Homework 9 - QR factorizations and linear transformations
Find the QR decomposition of \(A = \begin{pmatrix} 1 & -1 & 1 & -1 \\ -1 & 0 & 1 & -1 \\ 0 & 1 & -1 & 1 \\ -1 & 1 & 0 & 1 \end{pmatrix}\)
Assume we have a QR factorization \(A = \begin{pmatrix} \frac{1}{\sqrt{3}} & \frac{1}{\sqrt{3}} & \frac{1}{\sqrt{3}} \\ \frac{1}{\sqrt{6}} & \frac{1}{\sqrt{6}} & \frac{-2}{\sqrt{6}} \\ \frac{1}{\sqrt{2}} & -\frac{1}{\sqrt{2}} & 0 \\ \end{pmatrix} \begin{pmatrix} 1 & \frac{2}{3} & 0 \\ 0 & 1 & \frac{1}{2} \\ 0 & 0 & 1 \end{pmatrix}\) Without resorting to Sage, compute the inverse of $A$. (Hint: these particular type of matrices have simple formulas for inverses.)
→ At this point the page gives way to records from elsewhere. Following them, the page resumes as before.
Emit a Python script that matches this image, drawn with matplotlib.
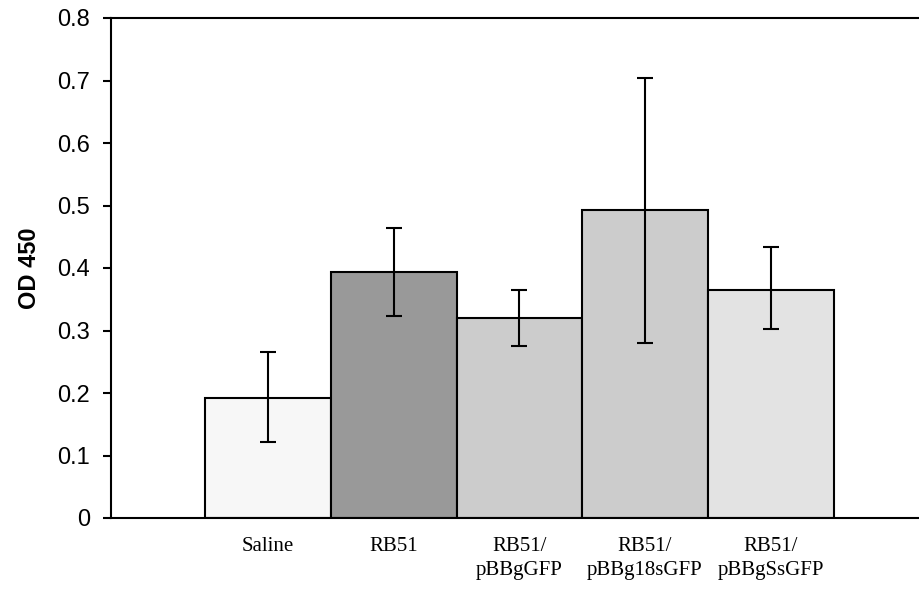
import numpy as np
import matplotlib.pyplot as plt

groups = ["Saline", "RB51", "RB51/\npBBgGFP", "RB51/\npBBg18sGFP", "RB51/\npBBgSsGFP"]
od_mean = [0.192, 0.394, 0.320, 0.493, 0.365]
err_high = [0.266, 0.464, 0.365, 0.704, 0.434]
err_low = [0.122, 0.323, 0.275, 0.280, 0.302]
bar_colors = ["#f7f7f7", "#999999", "#cccccc", "#cccccc", "#e3e3e3"]
y_ticks = [0, 0.1, 0.2, 0.3, 0.4, 0.5, 0.6, 0.7, 0.8]
y_labels = ["0", "0.1", "0.2", "0.3", "0.4", "0.5", "0.6", "0.7", "0.8"]

fig = plt.figure(figsize=(9.19, 5.92), dpi=100)
ax = fig.add_axes([111 / 919, 74 / 592, 808 / 919, 500 / 592])

x = np.arange(len(groups))
mean = np.array(od_mean)
yerr = [mean - np.array(err_low), np.array(err_high) - mean]
ax.bar(x, mean, width=1.0, color=bar_colors, edgecolor="black", linewidth=1.5, zorder=2)
ax.errorbar(x, mean, yerr=yerr, fmt="none", ecolor="black", elinewidth=1.5,
            capsize=5.5, capthick=1.5, zorder=3)

ax.set_xlim(-1.25, 5.18)
ax.set_ylim(0, 0.8)
ax.set_yticks(y_ticks, y_labels, fontfamily="Liberation Sans", fontsize=17)
ax.set_xticks(x, groups, fontfamily="Liberation Serif", fontsize=15, linespacing=1.3)
ax.tick_params(axis="x", length=0, pad=14)
ax.tick_params(axis="y", direction="out", length=6, width=1.5, pad=9)
ax.set_ylabel("OD 450", fontfamily="Liberation Sans", fontweight="bold", fontsize=17, labelpad=12)

ax.spines["right"].set_visible(False)
for side in ["left", "top", "bottom"]:
    ax.spines[side].set_linewidth(1.5)

fig.savefig("out.png", dpi=100)
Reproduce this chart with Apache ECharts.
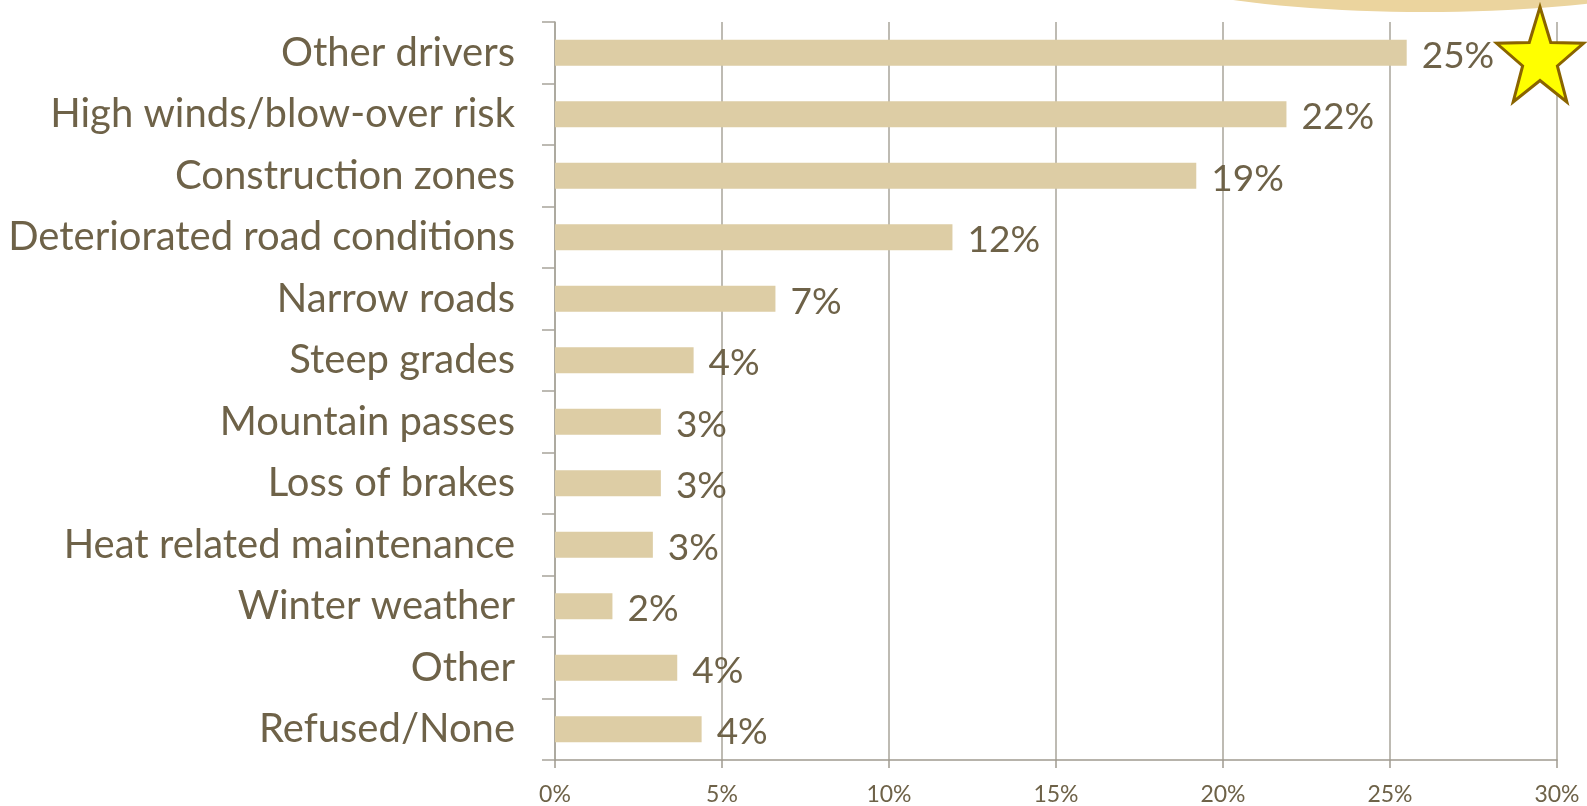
<!DOCTYPE html>
<html><head><meta charset="utf-8">
<script src="https://cdn.jsdelivr.net/npm/echarts@6/dist/echarts.min.js"></script>
<style>html,body{margin:0;padding:0;background:#fff}#c{width:1587px;height:806px}</style>
</head><body><div id="c"></div>
<script>
const categories = ["Other drivers","High winds/blow-over risk","Construction zones","Deteriorated road conditions","Narrow roads","Steep grades","Mountain passes","Loss of brakes","Heat related maintenance","Winter weather","Other","Refused/None"];
const values = [25.5, 21.9, 19.2, 11.9, 6.6, 4.15, 3.17, 3.17, 2.93, 1.72, 3.66, 4.39];
const labels = ["25%","22%","19%","12%","7%","4%","3%","3%","3%","2%","4%","4%"];
const xTicks = [0,5,10,15,20,25,30];

const txt = '#6E6248';
const chart = echarts.init(document.getElementById('c'), null, {renderer:'canvas'});

function starPts(cx, cy, R, r, sx){
  const p=[];
  for(let i=0;i<10;i++){
    const a = -Math.PI/2 + i*Math.PI/5;
    const rad = i%2===0?R:r;
    p.push([cx+sx*rad*Math.cos(a), cy+rad*Math.sin(a)]);
  }
  return p;
}
function ellPts(cx, cy, rx, ry){
  const p=[];
  for(let i=0;i<120;i++){const a=i/120*Math.PI*2;p.push([cx+rx*Math.cos(a),cy+ry*Math.sin(a)]);}
  return p;
}

chart.setOption({
  animation:false,
  textStyle:{fontFamily:'Lato'},
  grid:{left:555,right:30,top:22,bottom:46,containLabel:false},
  xAxis:{type:'value',min:0,max:30,interval:5,
    axisLine:{show:true,lineStyle:{color:'#A09B90',width:1.5}},
    axisTick:{show:true,length:8,lineStyle:{color:'#A09B90',width:1.5}},
    splitLine:{show:true,lineStyle:{color:'#A8A49A',width:1.5}},
    axisLabel:{color:txt,fontSize:23,margin:23,fontFamily:'Lato',
      formatter:v=> xTicks.includes(v)? v+'%':''}},
  yAxis:{type:'category',data:categories,inverse:true,
    axisLine:{show:true,lineStyle:{color:'#A8A49A',width:1.5}},
    axisTick:{show:true,length:13,lineStyle:{color:'#A8A49A',width:1.5}},
    axisLabel:{color:txt,fontSize:40,margin:40,fontFamily:'Lato'}},
  series:[{type:'bar',data:values,barWidth:26,
    itemStyle:{color:'#DDCDA5'},
    label:{show:true,position:'right',distance:15,color:txt,fontSize:37,fontFamily:'Lato',
      offset:[0,3],formatter:p=>labels[p.dataIndex]}}],
  graphic:[
    {type:'polygon',shape:{points:ellPts(1425,-48,320,60)},style:{fill:'#EBD49E'},z:100},
    {type:'polygon',shape:{points:starPts(1540,59.5,52.5,21,0.87)},style:{fill:'#FFFF00',stroke:'#8A6400',lineWidth:3},z:100}
  ]
});
</script></body></html>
Assume that $T: V \to W$ is a bijective linear transformation of vector spaces. For each $w \in W$ pick some $v \in V$ with $T(v) = w$ and define \(\begin{aligned} T^{-1} : W & \to V \\ w & \mapsto v \end{aligned}\) Show that this is a well-defined function and is a linear transformation.
Again assume that $T$ is a linear transformation and a bijection and $T^{-1}$ is as in problem 3. Show that \(T(T^{-1}(w)) = w\) for all $w \in W$ and \(T^{-1}(T(v)) = v\) for all $v \in V$. This says that $T^{-1}$ is the inverse to $T$ under composition. Thus being a bijective linear transformation is equivalent to have an inverse (on both sides) which is a linear transformation.
Given two vector spaces $V$ and $W$ show that $\operatorname{Map}(V,W)$, the set of linear transformations from $V$ to $W$, has the structure of a vector space.
For a $v \in V$, show the function \(\begin{aligned} ev_v : \operatorname{Map}(V,W) & \to W \\ T & \mapsto T(v) \end{aligned}\) is a linear transformation.